▶ [What you will do] Repeat, exactly and only, the lines from the beginning of the data through the line with "-1e-9 else s". Pictures are left out.

▶ [Provided material]
::::::

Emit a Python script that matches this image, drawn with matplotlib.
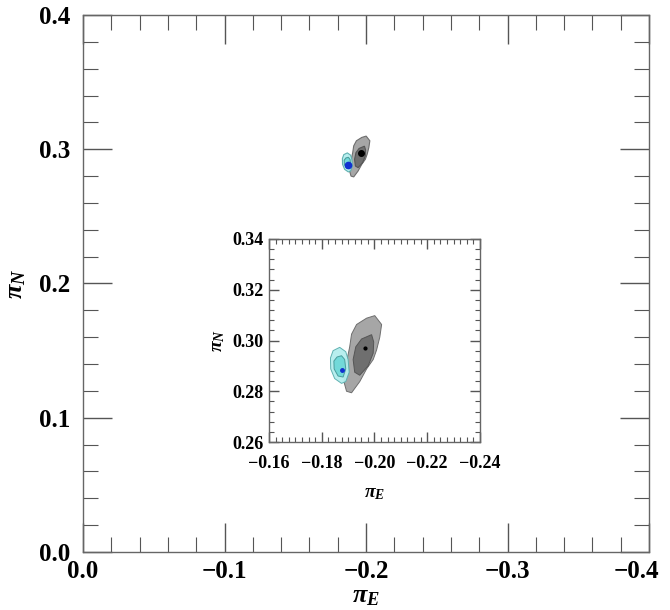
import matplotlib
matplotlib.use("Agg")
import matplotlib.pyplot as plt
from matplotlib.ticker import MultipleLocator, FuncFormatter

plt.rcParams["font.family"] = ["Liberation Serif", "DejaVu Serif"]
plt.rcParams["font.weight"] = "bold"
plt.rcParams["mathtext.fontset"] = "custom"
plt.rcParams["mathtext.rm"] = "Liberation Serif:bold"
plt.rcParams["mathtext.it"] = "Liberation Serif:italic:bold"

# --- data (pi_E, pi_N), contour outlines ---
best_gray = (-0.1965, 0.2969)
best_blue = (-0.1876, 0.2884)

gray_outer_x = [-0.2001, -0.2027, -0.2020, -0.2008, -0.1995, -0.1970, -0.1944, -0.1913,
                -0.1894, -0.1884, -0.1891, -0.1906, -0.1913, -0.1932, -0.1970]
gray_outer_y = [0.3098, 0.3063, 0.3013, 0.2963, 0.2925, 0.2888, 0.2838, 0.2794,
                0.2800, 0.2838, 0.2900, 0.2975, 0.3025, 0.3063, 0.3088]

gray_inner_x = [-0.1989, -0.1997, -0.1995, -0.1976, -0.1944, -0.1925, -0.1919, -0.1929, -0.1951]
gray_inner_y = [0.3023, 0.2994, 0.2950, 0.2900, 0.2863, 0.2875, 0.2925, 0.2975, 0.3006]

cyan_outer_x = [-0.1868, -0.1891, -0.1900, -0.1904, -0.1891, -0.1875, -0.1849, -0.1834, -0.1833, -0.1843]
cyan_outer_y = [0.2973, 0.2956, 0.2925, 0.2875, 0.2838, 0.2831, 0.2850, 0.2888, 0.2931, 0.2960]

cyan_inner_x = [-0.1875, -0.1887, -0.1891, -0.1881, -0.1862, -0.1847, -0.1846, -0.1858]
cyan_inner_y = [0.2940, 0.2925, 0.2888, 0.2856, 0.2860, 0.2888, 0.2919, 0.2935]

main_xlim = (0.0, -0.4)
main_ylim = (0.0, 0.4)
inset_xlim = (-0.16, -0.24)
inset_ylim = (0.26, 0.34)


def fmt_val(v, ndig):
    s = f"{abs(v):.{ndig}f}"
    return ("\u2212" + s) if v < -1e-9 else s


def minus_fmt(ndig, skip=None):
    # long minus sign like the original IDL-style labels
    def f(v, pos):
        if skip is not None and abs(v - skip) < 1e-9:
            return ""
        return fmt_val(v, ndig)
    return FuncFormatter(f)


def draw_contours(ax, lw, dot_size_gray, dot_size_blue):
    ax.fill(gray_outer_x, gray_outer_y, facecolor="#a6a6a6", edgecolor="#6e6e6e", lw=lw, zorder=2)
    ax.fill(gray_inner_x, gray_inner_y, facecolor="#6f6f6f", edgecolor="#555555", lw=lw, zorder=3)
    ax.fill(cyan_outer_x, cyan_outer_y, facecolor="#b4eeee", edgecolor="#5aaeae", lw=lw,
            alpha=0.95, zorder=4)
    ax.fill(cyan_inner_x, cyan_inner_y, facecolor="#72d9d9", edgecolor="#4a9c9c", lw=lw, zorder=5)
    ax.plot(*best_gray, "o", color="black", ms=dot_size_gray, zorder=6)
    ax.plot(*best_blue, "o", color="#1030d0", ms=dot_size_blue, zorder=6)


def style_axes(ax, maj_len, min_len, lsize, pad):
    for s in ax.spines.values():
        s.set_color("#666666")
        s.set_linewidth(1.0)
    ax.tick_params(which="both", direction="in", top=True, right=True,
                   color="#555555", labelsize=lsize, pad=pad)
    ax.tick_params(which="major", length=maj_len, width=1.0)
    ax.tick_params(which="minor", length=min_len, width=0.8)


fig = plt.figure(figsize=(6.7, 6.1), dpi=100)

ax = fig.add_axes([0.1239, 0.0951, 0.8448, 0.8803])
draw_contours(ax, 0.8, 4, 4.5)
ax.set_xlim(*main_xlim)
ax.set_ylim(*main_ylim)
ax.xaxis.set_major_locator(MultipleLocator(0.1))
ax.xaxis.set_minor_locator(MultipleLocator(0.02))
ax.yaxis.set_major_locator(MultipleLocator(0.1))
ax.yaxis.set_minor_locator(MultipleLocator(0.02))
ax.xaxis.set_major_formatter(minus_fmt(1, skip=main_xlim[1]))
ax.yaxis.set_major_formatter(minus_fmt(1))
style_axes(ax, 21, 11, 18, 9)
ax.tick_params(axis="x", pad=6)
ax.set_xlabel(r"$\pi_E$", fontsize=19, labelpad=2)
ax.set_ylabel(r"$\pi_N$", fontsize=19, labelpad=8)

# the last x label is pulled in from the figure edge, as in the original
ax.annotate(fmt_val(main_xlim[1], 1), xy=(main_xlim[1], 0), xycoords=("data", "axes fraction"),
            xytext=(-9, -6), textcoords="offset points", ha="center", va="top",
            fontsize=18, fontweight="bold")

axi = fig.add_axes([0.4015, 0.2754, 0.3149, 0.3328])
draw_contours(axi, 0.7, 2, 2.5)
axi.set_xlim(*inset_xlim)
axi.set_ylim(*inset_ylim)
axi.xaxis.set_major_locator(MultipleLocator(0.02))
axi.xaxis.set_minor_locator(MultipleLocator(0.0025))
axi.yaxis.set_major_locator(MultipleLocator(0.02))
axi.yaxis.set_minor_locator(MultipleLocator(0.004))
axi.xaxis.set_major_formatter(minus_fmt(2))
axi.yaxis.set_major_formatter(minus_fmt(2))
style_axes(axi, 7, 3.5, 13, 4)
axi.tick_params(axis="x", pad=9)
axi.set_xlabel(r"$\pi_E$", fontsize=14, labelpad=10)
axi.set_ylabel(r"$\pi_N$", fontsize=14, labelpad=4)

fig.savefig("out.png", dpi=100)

::::::

▶ [Answer to this problem]
Emit a Python script that matches this image, drawn with matplotlib.
import matplotlib
matplotlib.use("Agg")
import matplotlib.pyplot as plt
from matplotlib.ticker import MultipleLocator, FuncFormatter

plt.rcParams["font.family"] = ["Liberation Serif", "DejaVu Serif"]
plt.rcParams["font.weight"] = "bold"
plt.rcParams["mathtext.fontset"] = "custom"
plt.rcParams["mathtext.rm"] = "Liberation Serif:bold"
plt.rcParams["mathtext.it"] = "Liberation Serif:italic:bold"

# --- data (pi_E, pi_N), contour outlines ---
best_gray = (-0.1965, 0.2969)
best_blue = (-0.1876, 0.2884)

gray_outer_x = [-0.2001, -0.2027, -0.2020, -0.2008, -0.1995, -0.1970, -0.1944, -0.1913,
                -0.1894, -0.1884, -0.1891, -0.1906, -0.1913, -0.1932, -0.1970]
gray_outer_y = [0.3098, 0.3063, 0.3013, 0.2963, 0.2925, 0.2888, 0.2838, 0.2794,
                0.2800, 0.2838, 0.2900, 0.2975, 0.3025, 0.3063, 0.3088]

gray_inner_x = [-0.1989, -0.1997, -0.1995, -0.1976, -0.1944, -0.1925, -0.1919, -0.1929, -0.1951]
gray_inner_y = [0.3023, 0.2994, 0.2950, 0.2900, 0.2863, 0.2875, 0.2925, 0.2975, 0.3006]

cyan_outer_x = [-0.1868, -0.1891, -0.1900, -0.1904, -0.1891, -0.1875, -0.1849, -0.1834, -0.1833, -0.1843]
cyan_outer_y = [0.2973, 0.2956, 0.2925, 0.2875, 0.2838, 0.2831, 0.2850, 0.2888, 0.2931, 0.2960]

cyan_inner_x = [-0.1875, -0.1887, -0.1891, -0.1881, -0.1862, -0.1847, -0.1846, -0.1858]
cyan_inner_y = [0.2940, 0.2925, 0.2888, 0.2856, 0.2860, 0.2888, 0.2919, 0.2935]

main_xlim = (0.0, -0.4)
main_ylim = (0.0, 0.4)
inset_xlim = (-0.16, -0.24)
inset_ylim = (0.26, 0.34)


def fmt_val(v, ndig):
    s = f"{abs(v):.{ndig}f}"
    return ("\u2212" + s) if v < -1e-9 else s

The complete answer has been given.